**Your objective**. Can you write out all the lines word for word, with no pictures?

— BEGIN Given material —

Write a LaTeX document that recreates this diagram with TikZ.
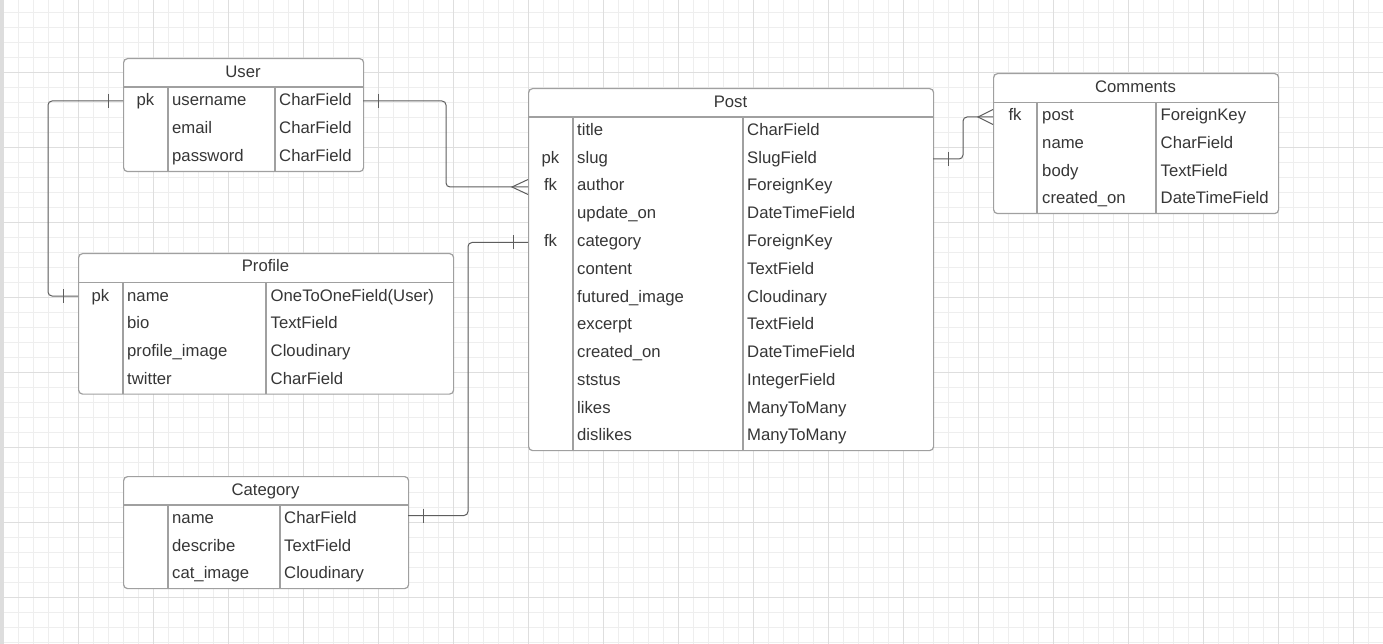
\documentclass[tikz,border=0pt]{standalone}
\usepackage{fontspec}
\setmainfont{Liberation Sans}
\definecolor{gridminor}{HTML}{EEEEEE}
\definecolor{gridmajor}{HTML}{DEDEDE}
\definecolor{leftbar}{HTML}{DDDDDD}
\definecolor{tblc}{HTML}{A0A0A0}
\definecolor{linec}{HTML}{5E5E5E}
\definecolor{txtc}{HTML}{363636}
\tikzset{
  tbl/.style={draw=tblc, line width=1.2pt, rounded corners=4pt, fill=white, inner sep=0pt, anchor=north west},
  tblline/.style={draw=tblc, line width=1.2pt},
  lbl/.style={text=txtc, font=\fontsize{16.7}{19}\selectfont, inner sep=0pt, anchor=base west},
  keylbl/.style={lbl, anchor=base},
  head/.style={lbl, anchor=base},
  conn/.style={draw=linec, line width=1pt, rounded corners=4pt},
  tick/.style={draw=linec, line width=1pt},
}
\begin{document}
\begin{tikzpicture}[x=1pt,y=-1pt]
\useasboundingbox (0,0) rectangle (1383,644);
% grid
\fill[white] (0,0) rectangle (1383,644);
\foreach \gx in {3.7,18.7,...,1383} \draw[gridminor, line width=0.8pt] (\gx,0) -- (\gx,644);
\foreach \gy in {12.3,27.3,...,644} \draw[gridminor, line width=0.8pt] (0,\gy) -- (1383,\gy);
\foreach \gx in {3.7,78.7,...,1383} \draw[gridmajor, line width=0.8pt] (\gx,0) -- (\gx,644);
\foreach \gy in {72.3,147.3,...,644} \draw[gridmajor, line width=0.8pt] (0,\gy) -- (1383,\gy);
\fill[leftbar] (0,0) rectangle (4,644);

% ---------- User ----------
\node[tbl, minimum width=240pt, minimum height=113pt] (user) at (123,58) {};
\draw[tblline] (123,87) -- (363,87);
\draw[tblline] (168,87) -- (168,171);
\draw[tblline] (275,87) -- (275,171);
\node[head] (user-h) at (243,78) {User};
\foreach \k/\n/\t [count=\i from 0] in {pk/username/CharField, /email/CharField, /password/CharField}{
  \node[keylbl] (user-k\i) at (145.5,{87+18.5+28*\i}) {\k};
  \node[lbl] (user-n\i) at (172,{87+18.5+28*\i}) {\n};
  \node[lbl] (user-t\i) at (279,{87+18.5+28*\i}) {\t};
}

% ---------- Post ----------
\node[tbl, minimum width=405pt, minimum height=362pt] (post) at (528,88) {};
\draw[tblline] (528,117) -- (933,117);
\draw[tblline] (573,117) -- (573,450);
\draw[tblline] (743,117) -- (743,450);
\node[head] (post-h) at (730.5,108) {Post};
\foreach \k/\n/\t [count=\i from 0] in {/title/CharField, pk/slug/SlugField, fk/author/ForeignKey, /update\_on/DateTimeField, fk/category/ForeignKey, /content/TextField, /futured\_image/Cloudinary, /excerpt/TextField, /created\_on/DateTimeField, /ststus/IntegerField, /likes/ManyToMany, /dislikes/ManyToMany}{
  \node[keylbl] (post-k\i) at (550.5,{117+18.5+27.75*\i}) {\k};
  \node[lbl] (post-n\i) at (577,{117+18.5+27.75*\i}) {\n};
  \node[lbl] (post-t\i) at (747,{117+18.5+27.75*\i}) {\t};
}

% ---------- Comments ----------
\node[tbl, minimum width=285pt, minimum height=140pt] (comments) at (993,73) {};
\draw[tblline] (993,102.5) -- (1278,102.5);
\draw[tblline] (1037,102.5) -- (1037,213);
\draw[tblline] (1156,102.5) -- (1156,213);
\node[head] (comments-h) at (1135.5,93) {Comments};
\foreach \k/\n/\t [count=\i from 0] in {fk/post/ForeignKey, /name/CharField, /body/TextField, /created\_on/DateTimeField}{
  \node[keylbl] (com-k\i) at (1015,{102.5+18.5+27.6*\i}) {\k};
  \node[lbl] (com-n\i) at (1042,{102.5+18.5+27.6*\i}) {\n};
  \node[lbl] (com-t\i) at (1160.5,{102.5+18.5+27.6*\i}) {\t};
}

% ---------- Profile ----------
\node[tbl, minimum width=375pt, minimum height=140.5pt] (profile) at (78,253) {};
\draw[tblline] (78,282.7) -- (453,282.7);
\draw[tblline] (123,282.7) -- (123,393.5);
\draw[tblline] (266,282.7) -- (266,393.5);
\node[head] (profile-h) at (265.5,272) {Profile};
\foreach \k/\n/\t [count=\i from 0] in {pk/name/OneToOneField(User), /bio/TextField, /profile\_image/Cloudinary, /twitter/CharField}{
  \node[keylbl] (prof-k\i) at (100.5,{282.7+18.5+27.7*\i}) {\k};
  \node[lbl] (prof-n\i) at (127,{282.7+18.5+27.7*\i}) {\n};
  \node[lbl] (prof-t\i) at (270.5,{282.7+18.5+27.7*\i}) {\t};
}

% ---------- Category ----------
\node[tbl, minimum width=285pt, minimum height=112pt] (category) at (123,476) {};
\draw[tblline] (123,505) -- (408,505);
\draw[tblline] (168,505) -- (168,588);
\draw[tblline] (280,505) -- (280,588);
\node[head] (category-h) at (265.5,495) {Category};
\foreach \n/\t [count=\i from 0] in {name/CharField, describe/TextField, cat\_image/Cloudinary}{
  \node[lbl] (cat-n\i) at (172,{505+18.5+27.7*\i}) {\n};
  \node[lbl] (cat-t\i) at (284,{505+18.5+27.7*\i}) {\t};
}

% ---------- connector end points ----------
\coordinate (userL) at (123,101);
\coordinate (userR) at (363,101);
\coordinate (profL) at (78,296);
\coordinate (postA) at (528,187);
\coordinate (postC) at (528,242.5);
\coordinate (postR) at (933,159);
\coordinate (comL)  at (993,117);
\coordinate (catR)  at (408,515.5);

% User -- Profile (one to one)
\draw[conn] (userL) -| ([xshift=-30pt]profL) -- (profL);
\draw[tick] ([xshift=-15pt]userL) ++(0,-7) -- ++(0,14);
\draw[tick] ([xshift=-15pt]profL) ++(0,-7) -- ++(0,14);

% User -- Post (one to many)
\draw[conn] (userR) -| ([xshift=-82pt]postA) -- (postA);
\draw[tick] ([xshift=15pt]userR) ++(0,-7) -- ++(0,14);
\draw[conn, rounded corners=0pt] ([yshift=7.5pt]postA) -- ([xshift=-16pt]postA) -- ([yshift=-7.5pt]postA);

% Category -- Post (one to many)
\draw[conn] (catR) -| ([xshift=-60pt]postC) -- (postC);
\draw[tick] ([xshift=15pt]catR) ++(0,-7) -- ++(0,14);
\draw[tick] ([xshift=-15pt]postC) ++(0,-7) -- ++(0,14);

% Post -- Comments (one to many)
\draw[conn] (postR) -| ([xshift=-30pt]comL) -- (comL);
\draw[tick] ([xshift=15pt]postR) ++(0,-7) -- ++(0,14);
\draw[conn, rounded corners=0pt] ([yshift=7.5pt]comL) -- ([xshift=-15pt]comL) -- ([yshift=-7.5pt]comL);
\end{tikzpicture}
\end{document}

— END Given material —

**Full solution**.
Write a LaTeX document that recreates this diagram with TikZ.
\documentclass[tikz,border=0pt]{standalone}
\usepackage{fontspec}
\setmainfont{Liberation Sans}
\definecolor{gridminor}{HTML}{EEEEEE}
\definecolor{gridmajor}{HTML}{DEDEDE}
\definecolor{leftbar}{HTML}{DDDDDD}
\definecolor{tblc}{HTML}{A0A0A0}
\definecolor{linec}{HTML}{5E5E5E}
\definecolor{txtc}{HTML}{363636}
\tikzset{
  tbl/.style={draw=tblc, line width=1.2pt, rounded corners=4pt, fill=white, inner sep=0pt, anchor=north west},
  tblline/.style={draw=tblc, line width=1.2pt},
  lbl/.style={text=txtc, font=\fontsize{16.7}{19}\selectfont, inner sep=0pt, anchor=base west},
  keylbl/.style={lbl, anchor=base},
  head/.style={lbl, anchor=base},
  conn/.style={draw=linec, line width=1pt, rounded corners=4pt},
  tick/.style={draw=linec, line width=1pt},
}
\begin{document}
\begin{tikzpicture}[x=1pt,y=-1pt]
\useasboundingbox (0,0) rectangle (1383,644);
% grid
\fill[white] (0,0) rectangle (1383,644);
\foreach \gx in {3.7,18.7,...,1383} \draw[gridminor, line width=0.8pt] (\gx,0) -- (\gx,644);
\foreach \gy in {12.3,27.3,...,644} \draw[gridminor, line width=0.8pt] (0,\gy) -- (1383,\gy);
\foreach \gx in {3.7,78.7,...,1383} \draw[gridmajor, line width=0.8pt] (\gx,0) -- (\gx,644);
\foreach \gy in {72.3,147.3,...,644} \draw[gridmajor, line width=0.8pt] (0,\gy) -- (1383,\gy);
\fill[leftbar] (0,0) rectangle (4,644);

% ---------- User ----------
\node[tbl, minimum width=240pt, minimum height=113pt] (user) at (123,58) {};
\draw[tblline] (123,87) -- (363,87);
\draw[tblline] (168,87) -- (168,171);
\draw[tblline] (275,87) -- (275,171);
\node[head] (user-h) at (243,78) {User};
\foreach \k/\n/\t [count=\i from 0] in {pk/username/CharField, /email/CharField, /password/CharField}{
  \node[keylbl] (user-k\i) at (145.5,{87+18.5+28*\i}) {\k};
  \node[lbl] (user-n\i) at (172,{87+18.5+28*\i}) {\n};
  \node[lbl] (user-t\i) at (279,{87+18.5+28*\i}) {\t};
}

% ---------- Post ----------
\node[tbl, minimum width=405pt, minimum height=362pt] (post) at (528,88) {};
\draw[tblline] (528,117) -- (933,117);
\draw[tblline] (573,117) -- (573,450);
\draw[tblline] (743,117) -- (743,450);
\node[head] (post-h) at (730.5,108) {Post};
\foreach \k/\n/\t [count=\i from 0] in {/title/CharField, pk/slug/SlugField, fk/author/ForeignKey, /update\_on/DateTimeField, fk/category/ForeignKey, /content/TextField, /futured\_image/Cloudinary, /excerpt/TextField, /created\_on/DateTimeField, /ststus/IntegerField, /likes/ManyToMany, /dislikes/ManyToMany}{
  \node[keylbl] (post-k\i) at (550.5,{117+18.5+27.75*\i}) {\k};
  \node[lbl] (post-n\i) at (577,{117+18.5+27.75*\i}) {\n};
  \node[lbl] (post-t\i) at (747,{117+18.5+27.75*\i}) {\t};
}

% ---------- Comments ----------
\node[tbl, minimum width=285pt, minimum height=140pt] (comments) at (993,73) {};
\draw[tblline] (993,102.5) -- (1278,102.5);
\draw[tblline] (1037,102.5) -- (1037,213);
\draw[tblline] (1156,102.5) -- (1156,213);
\node[head] (comments-h) at (1135.5,93) {Comments};
\foreach \k/\n/\t [count=\i from 0] in {fk/post/ForeignKey, /name/CharField, /body/TextField, /created\_on/DateTimeField}{
  \node[keylbl] (com-k\i) at (1015,{102.5+18.5+27.6*\i}) {\k};
  \node[lbl] (com-n\i) at (1042,{102.5+18.5+27.6*\i}) {\n};
  \node[lbl] (com-t\i) at (1160.5,{102.5+18.5+27.6*\i}) {\t};
}

% ---------- Profile ----------
\node[tbl, minimum width=375pt, minimum height=140.5pt] (profile) at (78,253) {};
\draw[tblline] (78,282.7) -- (453,282.7);
\draw[tblline] (123,282.7) -- (123,393.5);
\draw[tblline] (266,282.7) -- (266,393.5);
\node[head] (profile-h) at (265.5,272) {Profile};
\foreach \k/\n/\t [count=\i from 0] in {pk/name/OneToOneField(User), /bio/TextField, /profile\_image/Cloudinary, /twitter/CharField}{
  \node[keylbl] (prof-k\i) at (100.5,{282.7+18.5+27.7*\i}) {\k};
  \node[lbl] (prof-n\i) at (127,{282.7+18.5+27.7*\i}) {\n};
  \node[lbl] (prof-t\i) at (270.5,{282.7+18.5+27.7*\i}) {\t};
}

% ---------- Category ----------
\node[tbl, minimum width=285pt, minimum height=112pt] (category) at (123,476) {};
\draw[tblline] (123,505) -- (408,505);
\draw[tblline] (168,505) -- (168,588);
\draw[tblline] (280,505) -- (280,588);
\node[head] (category-h) at (265.5,495) {Category};
\foreach \n/\t [count=\i from 0] in {name/CharField, describe/TextField, cat\_image/Cloudinary}{
  \node[lbl] (cat-n\i) at (172,{505+18.5+27.7*\i}) {\n};
  \node[lbl] (cat-t\i) at (284,{505+18.5+27.7*\i}) {\t};
}

% ---------- connector end points ----------
\coordinate (userL) at (123,101);
\coordinate (userR) at (363,101);
\coordinate (profL) at (78,296);
\coordinate (postA) at (528,187);
\coordinate (postC) at (528,242.5);
\coordinate (postR) at (933,159);
\coordinate (comL)  at (993,117);
\coordinate (catR)  at (408,515.5);

% User -- Profile (one to one)
\draw[conn] (userL) -| ([xshift=-30pt]profL) -- (profL);
\draw[tick] ([xshift=-15pt]userL) ++(0,-7) -- ++(0,14);
\draw[tick] ([xshift=-15pt]profL) ++(0,-7) -- ++(0,14);

% User -- Post (one to many)
\draw[conn] (userR) -| ([xshift=-82pt]postA) -- (postA);
\draw[tick] ([xshift=15pt]userR) ++(0,-7) -- ++(0,14);
\draw[conn, rounded corners=0pt] ([yshift=7.5pt]postA) -- ([xshift=-16pt]postA) -- ([yshift=-7.5pt]postA);

% Category -- Post (one to many)
\draw[conn] (catR) -| ([xshift=-60pt]postC) -- (postC);
\draw[tick] ([xshift=15pt]catR) ++(0,-7) -- ++(0,14);
\draw[tick] ([xshift=-15pt]postC) ++(0,-7) -- ++(0,14);

% Post -- Comments (one to many)
\draw[conn] (postR) -| ([xshift=-30pt]comL) -- (comL);
\draw[tick] ([xshift=15pt]postR) ++(0,-7) -- ++(0,14);
\draw[conn, rounded corners=0pt] ([yshift=7.5pt]comL) -- ([xshift=-15pt]comL) -- ([yshift=-7.5pt]comL);
\end{tikzpicture}
\end{document}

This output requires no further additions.